EXERCISE AIM
Starting at the first line of the data, print each line verbatim up to and including the line bearing "let sampleStepMin = 4;", omitting pictures.
>> START
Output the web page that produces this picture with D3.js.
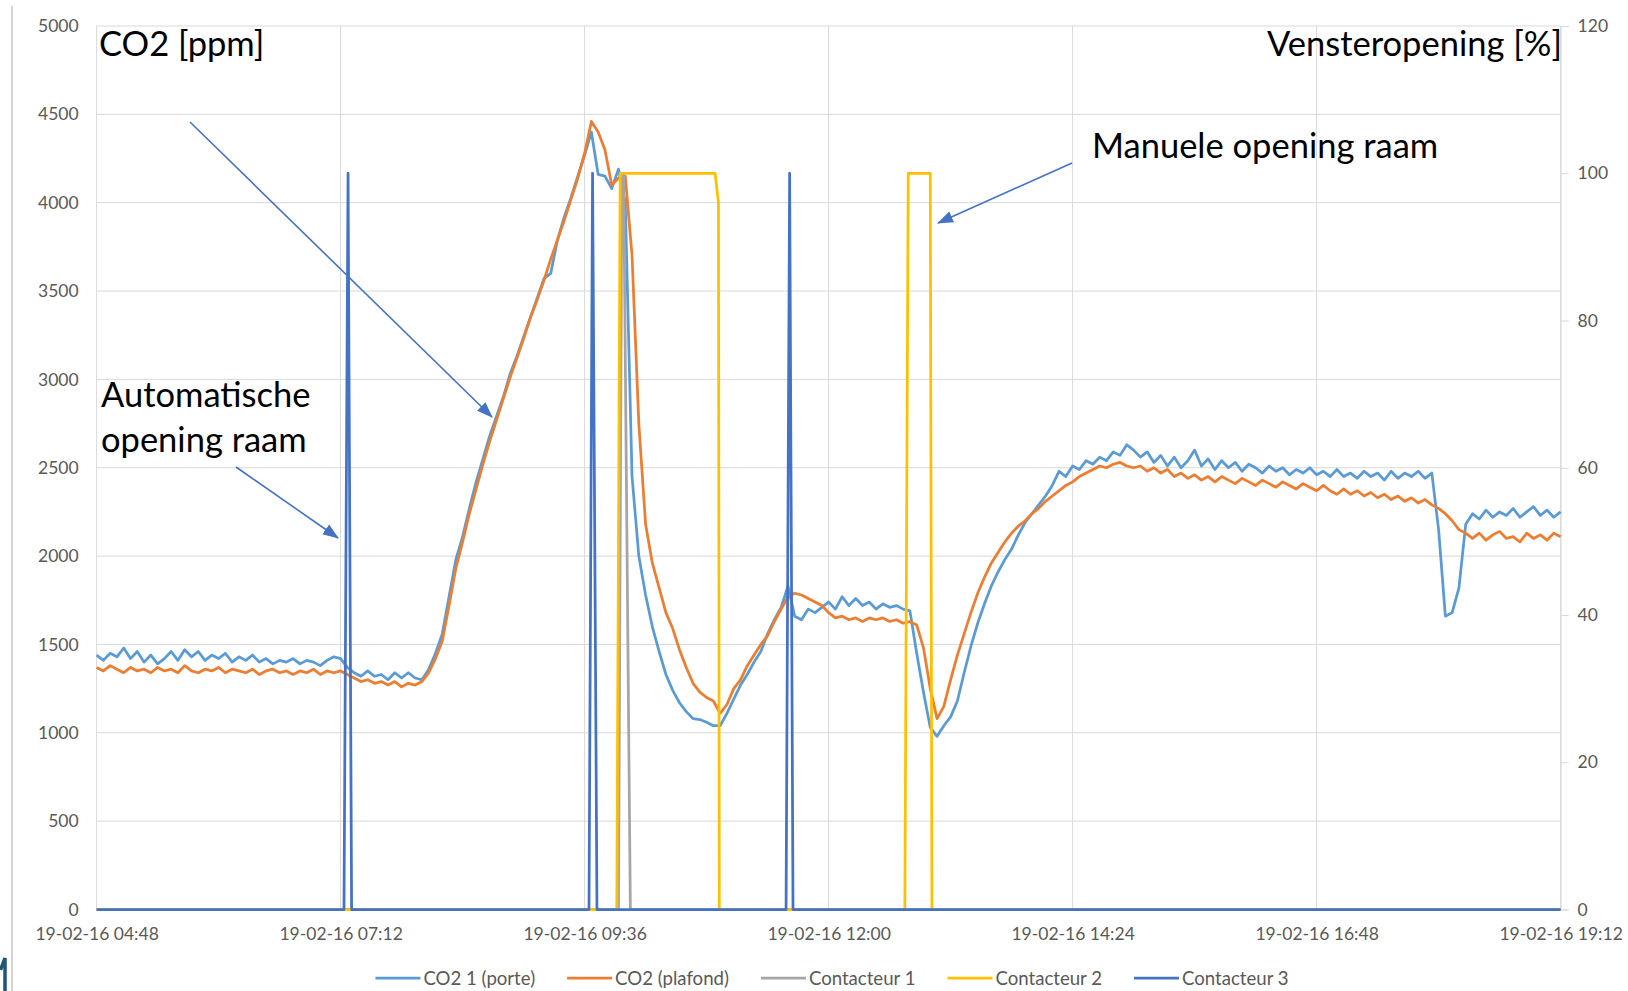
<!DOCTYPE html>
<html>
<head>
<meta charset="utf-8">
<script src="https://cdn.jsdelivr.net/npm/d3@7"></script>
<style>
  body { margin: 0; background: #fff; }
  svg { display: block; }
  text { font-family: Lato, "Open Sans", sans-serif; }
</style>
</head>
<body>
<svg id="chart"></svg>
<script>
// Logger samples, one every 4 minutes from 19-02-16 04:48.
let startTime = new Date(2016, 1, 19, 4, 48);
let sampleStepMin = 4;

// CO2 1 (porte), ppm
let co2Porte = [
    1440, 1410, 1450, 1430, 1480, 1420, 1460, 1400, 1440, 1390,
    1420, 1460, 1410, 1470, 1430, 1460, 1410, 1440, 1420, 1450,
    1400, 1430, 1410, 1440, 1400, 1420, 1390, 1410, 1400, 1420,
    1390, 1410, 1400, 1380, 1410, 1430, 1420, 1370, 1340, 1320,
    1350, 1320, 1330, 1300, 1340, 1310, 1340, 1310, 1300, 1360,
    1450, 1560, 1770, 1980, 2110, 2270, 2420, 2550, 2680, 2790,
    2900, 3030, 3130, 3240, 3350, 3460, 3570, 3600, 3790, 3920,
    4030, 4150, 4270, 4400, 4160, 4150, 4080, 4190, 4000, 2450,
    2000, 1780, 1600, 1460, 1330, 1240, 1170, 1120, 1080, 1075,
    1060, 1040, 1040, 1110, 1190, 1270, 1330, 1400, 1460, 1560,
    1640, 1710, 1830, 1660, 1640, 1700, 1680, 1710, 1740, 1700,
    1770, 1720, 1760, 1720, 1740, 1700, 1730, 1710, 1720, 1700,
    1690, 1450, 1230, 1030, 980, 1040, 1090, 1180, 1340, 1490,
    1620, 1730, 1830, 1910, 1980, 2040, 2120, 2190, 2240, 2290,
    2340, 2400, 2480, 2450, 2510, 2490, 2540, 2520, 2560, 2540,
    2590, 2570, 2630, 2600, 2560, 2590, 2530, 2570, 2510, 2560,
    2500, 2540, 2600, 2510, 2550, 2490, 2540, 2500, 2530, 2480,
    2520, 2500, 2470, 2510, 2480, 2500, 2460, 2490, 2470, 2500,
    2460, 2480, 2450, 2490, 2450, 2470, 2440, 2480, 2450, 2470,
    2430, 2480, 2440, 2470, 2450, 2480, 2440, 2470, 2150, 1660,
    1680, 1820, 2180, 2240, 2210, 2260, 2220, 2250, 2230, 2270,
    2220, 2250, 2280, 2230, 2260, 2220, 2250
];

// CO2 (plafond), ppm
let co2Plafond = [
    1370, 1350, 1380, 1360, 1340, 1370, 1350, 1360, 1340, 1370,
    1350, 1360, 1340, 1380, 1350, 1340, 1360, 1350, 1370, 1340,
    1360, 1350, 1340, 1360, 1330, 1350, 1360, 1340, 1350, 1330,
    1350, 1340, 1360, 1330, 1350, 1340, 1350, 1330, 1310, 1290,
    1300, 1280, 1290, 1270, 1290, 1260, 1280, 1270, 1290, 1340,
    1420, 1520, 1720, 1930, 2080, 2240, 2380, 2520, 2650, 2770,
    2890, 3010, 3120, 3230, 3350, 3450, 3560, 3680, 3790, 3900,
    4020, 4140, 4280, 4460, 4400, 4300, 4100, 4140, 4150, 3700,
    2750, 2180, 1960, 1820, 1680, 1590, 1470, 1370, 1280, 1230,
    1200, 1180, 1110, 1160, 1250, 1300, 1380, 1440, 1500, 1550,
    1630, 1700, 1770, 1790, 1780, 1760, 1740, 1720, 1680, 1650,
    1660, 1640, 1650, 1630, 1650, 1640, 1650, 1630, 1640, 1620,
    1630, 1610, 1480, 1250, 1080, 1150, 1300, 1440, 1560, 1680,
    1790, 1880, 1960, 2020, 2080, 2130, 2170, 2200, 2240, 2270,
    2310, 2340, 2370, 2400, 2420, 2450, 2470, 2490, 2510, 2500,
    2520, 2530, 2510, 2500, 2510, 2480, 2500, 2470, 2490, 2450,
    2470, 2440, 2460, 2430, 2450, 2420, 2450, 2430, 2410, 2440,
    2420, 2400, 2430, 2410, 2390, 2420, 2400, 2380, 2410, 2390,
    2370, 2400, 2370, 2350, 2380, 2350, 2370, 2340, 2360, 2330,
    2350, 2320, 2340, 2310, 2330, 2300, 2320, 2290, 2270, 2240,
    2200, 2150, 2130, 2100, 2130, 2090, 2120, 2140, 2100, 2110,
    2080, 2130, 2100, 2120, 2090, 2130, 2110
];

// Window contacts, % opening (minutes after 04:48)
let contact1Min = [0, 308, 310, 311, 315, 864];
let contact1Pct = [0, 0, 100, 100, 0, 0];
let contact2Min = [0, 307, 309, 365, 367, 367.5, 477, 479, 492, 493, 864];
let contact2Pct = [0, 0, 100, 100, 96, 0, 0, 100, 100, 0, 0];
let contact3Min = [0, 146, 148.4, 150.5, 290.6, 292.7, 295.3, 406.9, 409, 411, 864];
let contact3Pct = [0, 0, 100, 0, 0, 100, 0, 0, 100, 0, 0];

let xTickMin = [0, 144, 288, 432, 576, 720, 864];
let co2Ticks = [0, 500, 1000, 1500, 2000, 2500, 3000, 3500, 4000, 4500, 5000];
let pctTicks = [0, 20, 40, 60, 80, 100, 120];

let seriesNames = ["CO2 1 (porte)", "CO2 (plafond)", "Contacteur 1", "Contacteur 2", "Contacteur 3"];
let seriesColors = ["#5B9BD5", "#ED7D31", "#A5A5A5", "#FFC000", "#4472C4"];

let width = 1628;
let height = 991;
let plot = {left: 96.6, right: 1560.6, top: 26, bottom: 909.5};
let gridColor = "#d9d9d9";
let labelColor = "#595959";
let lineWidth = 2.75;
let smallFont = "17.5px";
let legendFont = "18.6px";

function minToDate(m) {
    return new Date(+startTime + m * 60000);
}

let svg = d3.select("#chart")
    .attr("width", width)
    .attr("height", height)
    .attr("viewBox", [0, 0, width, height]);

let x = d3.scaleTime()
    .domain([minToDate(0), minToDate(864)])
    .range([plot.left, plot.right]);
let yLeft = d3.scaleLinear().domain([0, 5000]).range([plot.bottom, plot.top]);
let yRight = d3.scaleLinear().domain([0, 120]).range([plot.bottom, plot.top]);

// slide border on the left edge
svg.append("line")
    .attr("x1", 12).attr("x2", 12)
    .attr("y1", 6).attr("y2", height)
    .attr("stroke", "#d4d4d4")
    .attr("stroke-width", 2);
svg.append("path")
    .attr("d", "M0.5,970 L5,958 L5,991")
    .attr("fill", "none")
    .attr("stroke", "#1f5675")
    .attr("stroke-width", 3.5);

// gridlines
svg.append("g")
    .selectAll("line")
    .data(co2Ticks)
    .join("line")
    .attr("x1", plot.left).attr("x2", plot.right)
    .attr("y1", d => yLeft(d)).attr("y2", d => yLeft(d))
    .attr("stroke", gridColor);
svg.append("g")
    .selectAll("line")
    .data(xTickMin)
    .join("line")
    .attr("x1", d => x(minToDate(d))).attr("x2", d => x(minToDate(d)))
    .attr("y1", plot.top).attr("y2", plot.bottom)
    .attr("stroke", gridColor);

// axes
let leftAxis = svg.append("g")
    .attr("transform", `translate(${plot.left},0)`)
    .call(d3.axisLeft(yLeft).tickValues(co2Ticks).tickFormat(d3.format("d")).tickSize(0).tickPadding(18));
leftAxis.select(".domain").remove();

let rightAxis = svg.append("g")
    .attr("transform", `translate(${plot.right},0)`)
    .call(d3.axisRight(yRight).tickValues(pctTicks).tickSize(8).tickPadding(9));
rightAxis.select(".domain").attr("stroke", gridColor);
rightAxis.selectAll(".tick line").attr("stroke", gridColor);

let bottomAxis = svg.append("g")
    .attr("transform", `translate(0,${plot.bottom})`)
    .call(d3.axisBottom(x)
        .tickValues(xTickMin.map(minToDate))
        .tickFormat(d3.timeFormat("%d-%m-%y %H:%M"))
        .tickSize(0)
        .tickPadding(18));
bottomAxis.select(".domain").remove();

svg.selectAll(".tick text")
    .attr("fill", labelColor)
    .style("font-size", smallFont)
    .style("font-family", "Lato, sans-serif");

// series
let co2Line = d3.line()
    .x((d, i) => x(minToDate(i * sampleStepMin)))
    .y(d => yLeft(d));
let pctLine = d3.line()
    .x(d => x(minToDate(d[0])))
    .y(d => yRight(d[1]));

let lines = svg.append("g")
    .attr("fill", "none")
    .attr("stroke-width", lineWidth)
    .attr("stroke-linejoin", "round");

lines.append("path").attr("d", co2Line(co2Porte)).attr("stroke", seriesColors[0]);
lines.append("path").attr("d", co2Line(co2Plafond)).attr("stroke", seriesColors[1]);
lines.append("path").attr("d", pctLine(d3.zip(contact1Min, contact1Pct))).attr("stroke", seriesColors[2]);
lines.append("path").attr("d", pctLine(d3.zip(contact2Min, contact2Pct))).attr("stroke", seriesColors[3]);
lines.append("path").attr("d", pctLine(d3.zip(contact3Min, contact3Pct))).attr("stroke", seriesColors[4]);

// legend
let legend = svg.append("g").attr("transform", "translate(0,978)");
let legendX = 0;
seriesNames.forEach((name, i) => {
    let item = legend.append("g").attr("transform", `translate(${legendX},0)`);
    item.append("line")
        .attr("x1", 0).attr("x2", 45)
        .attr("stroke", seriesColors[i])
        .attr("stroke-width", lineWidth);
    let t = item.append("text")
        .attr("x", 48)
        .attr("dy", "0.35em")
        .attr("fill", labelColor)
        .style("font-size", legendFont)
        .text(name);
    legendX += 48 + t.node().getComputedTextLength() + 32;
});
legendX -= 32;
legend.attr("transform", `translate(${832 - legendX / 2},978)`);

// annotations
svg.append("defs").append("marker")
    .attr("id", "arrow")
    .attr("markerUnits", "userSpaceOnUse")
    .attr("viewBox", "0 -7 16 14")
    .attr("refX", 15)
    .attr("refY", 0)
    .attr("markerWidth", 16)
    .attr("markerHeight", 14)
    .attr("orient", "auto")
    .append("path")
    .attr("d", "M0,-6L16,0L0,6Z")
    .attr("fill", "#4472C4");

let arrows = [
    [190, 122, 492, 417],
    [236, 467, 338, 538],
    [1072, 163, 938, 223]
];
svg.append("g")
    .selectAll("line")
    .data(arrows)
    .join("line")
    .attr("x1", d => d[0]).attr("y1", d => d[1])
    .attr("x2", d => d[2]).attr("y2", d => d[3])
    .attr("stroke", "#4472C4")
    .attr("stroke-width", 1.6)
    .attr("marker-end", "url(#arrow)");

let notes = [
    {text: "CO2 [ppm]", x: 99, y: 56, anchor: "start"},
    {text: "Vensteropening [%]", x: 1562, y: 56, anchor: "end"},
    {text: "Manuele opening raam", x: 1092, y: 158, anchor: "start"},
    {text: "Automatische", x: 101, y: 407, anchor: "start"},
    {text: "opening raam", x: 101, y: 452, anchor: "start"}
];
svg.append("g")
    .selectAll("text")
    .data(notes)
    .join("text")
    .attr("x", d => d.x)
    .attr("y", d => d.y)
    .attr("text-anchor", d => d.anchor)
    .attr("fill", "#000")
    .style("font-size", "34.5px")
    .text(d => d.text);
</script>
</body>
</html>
>> END
RESULT FOR THIS TASK
Output the web page that produces this picture with D3.js.
<!DOCTYPE html>
<html>
<head>
<meta charset="utf-8">
<script src="https://cdn.jsdelivr.net/npm/d3@7"></script>
<style>
  body { margin: 0; background: #fff; }
  svg { display: block; }
  text { font-family: Lato, "Open Sans", sans-serif; }
</style>
</head>
<body>
<svg id="chart"></svg>
<script>
// Logger samples, one every 4 minutes from 19-02-16 04:48.
let startTime = new Date(2016, 1, 19, 4, 48);
let sampleStepMin = 4;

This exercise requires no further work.